With CADCAM, pupils can produce sophisticated design graphics. George Cole explains what it is and how to get it.
Daniel Wimbush, aged 13, handles a sophisticated CADCAM (computer aided designcomputer aided manufacture) package with the ease and confidence of a professional. On Daniel's computer screen is a minidisc audio player he has designed, and with just a few clicks on a mouse button, he spins and rotates the player, divides the screen into four to give several different viewpoints, and then changes the colours.
Daniel is part of a Year 9 graphics group at Theale Green Community School in Reading, an 11-18 school that is committed to putting CADCAM into the curriculum. Theale Green is part of an ambitious project - the CADCAM in Schools Initiative - which aims to raise the profile of CADCAM in schools. The initiative is managed by the Design and Technology Association (DATA), and schools taking part in the project receive a free copy of ProDesktop, a CADCAM package developed by Parametric Technology Corporation and widely used throughout industry.
There are many misconceptions about CADCAM. One is that you need very powerful computers to use it and another is that it can only be used by higher-ability pupils or older students.
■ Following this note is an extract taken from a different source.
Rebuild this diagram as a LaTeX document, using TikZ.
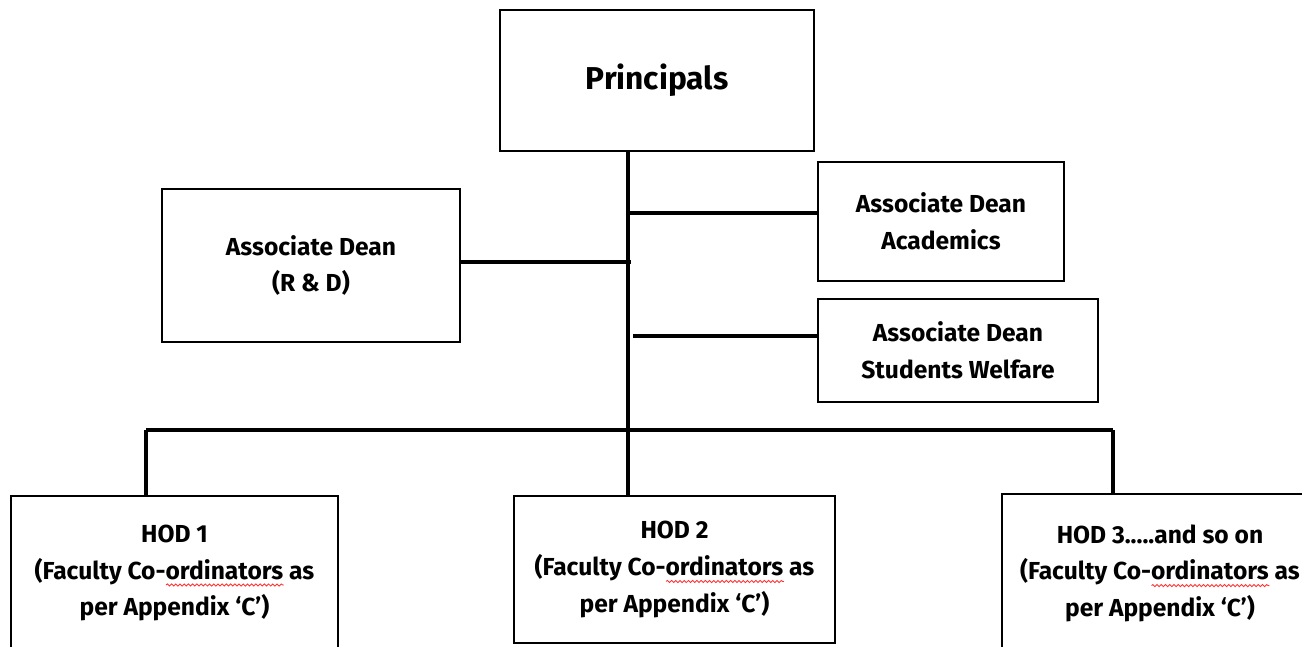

Not so, says Simon Badcock, Theale Green's co-ordinator of technology education: "Young people surprise you when they use CADCAM, and it means different things to students with different abilities. Lower-ability pupils can produce high-quality work with it and keep up with more able ones when it comes to presentation. This helps their motivation, particularly for the boys."
Theale Green's Year 9 graphics groups were the first to use ProDesktop, and in the lesson I visit, the students are using the software to design the casing for a CD, tape or minidisc player. There are 24 computers in the graphics classroom, grouped into three islands of eight PCs. Teacher Steve Herd moves around the room offering help here and there but, for the most part, the pupils are working by themselves, or helping each other.
Alice Bishop, aged 14, has designed a star-shaped CD player and sitting next to her is Pru Bamberger, who is putting the finishing touches to a tape player that has a brick design: "Using this software is good because if you do something wrong, you can change it," says Pru. James Webb, also 14, has already designed a CD player in the shape of a musical note, and now he's experimenting on another design. "The nice thing is that you can try things out," he says. "I still like using pencil and paper, but this is quicker - circles can be exact. And it's very easy to change colours, whereas if you do that on paper, you can ruin your design when rubbing out."
Simon Badcock says the aim is to use ProDesktop with pupils of all ages and abilities. Year 7 students will use it to design a wristwatch, and it is now being used by Year 9 and 10 graphics students. Year 10 pupils already have the option to use CADCAM for their exam project work, and some A-level students are using it for a module on communication devices. Every summer term, Year 6 pupils from local primary schools visit Theale Green school on a taster day, and there are plans to use the software with them next year.
"We're trying to make CADCAM as versatile as possible and we want to use it in all aspects of design and technology," says Mr Badcock. Some textiles work already involves CADCAM and there are plans to include it in the work schemes for Year 10 electronics, for designing printed circuit boards, and food and nutrition - one idea is to use the software for designing pastry cutters. Lisa Hackett is a teacher of textiles, and has been responsible for integrating it with her subject. She has used CADCAM with Years 7-11. During a textiles lesson, pupils can draw their designs, scan them into a computer and then use the software to create elaborate stitching, patterns and colours. CADCAM has been used for fashion and interior design work and to create hats, T-shirts, cushions and even a wedding dress.
"CADCAM offers lower-ability children a helping hand. Higher-ability students can make the most of their creativity," says Lisa Hackett. "The quality of work is so good, and it can be done much more quickly, especially if it involves fancy stitching or an elaborate logo." Simon Badcock says the computer work does not replace traditional graphics skills, and the split between CADCAM and conventional graphics work is about 50:50. "You're still going through the same thought processes whether it's on paper or on a computer," he says. To bring both sides of graphics work together, students can design on paper and then develop their idea on a computer.
Mr Badcock emphasises that it takes time to train students how to use the software, although once this hurdle has been passed, pupils can create amazing design work. Another issue is converting a 2-D design on a computer screen into a 3-D model that can be held by the student. Theale Green has two machines that can do this, but they are not cheap - one costs pound;12,000 and the other is pound;700. "I think this is the biggest challenge. We can print out designs in colour, but it's a world away from holding something you've designed," says Mr Badcock. "We've got this industrial-strength software in schools, now we need the hardware to make designs a reality. I'm sure it will happen."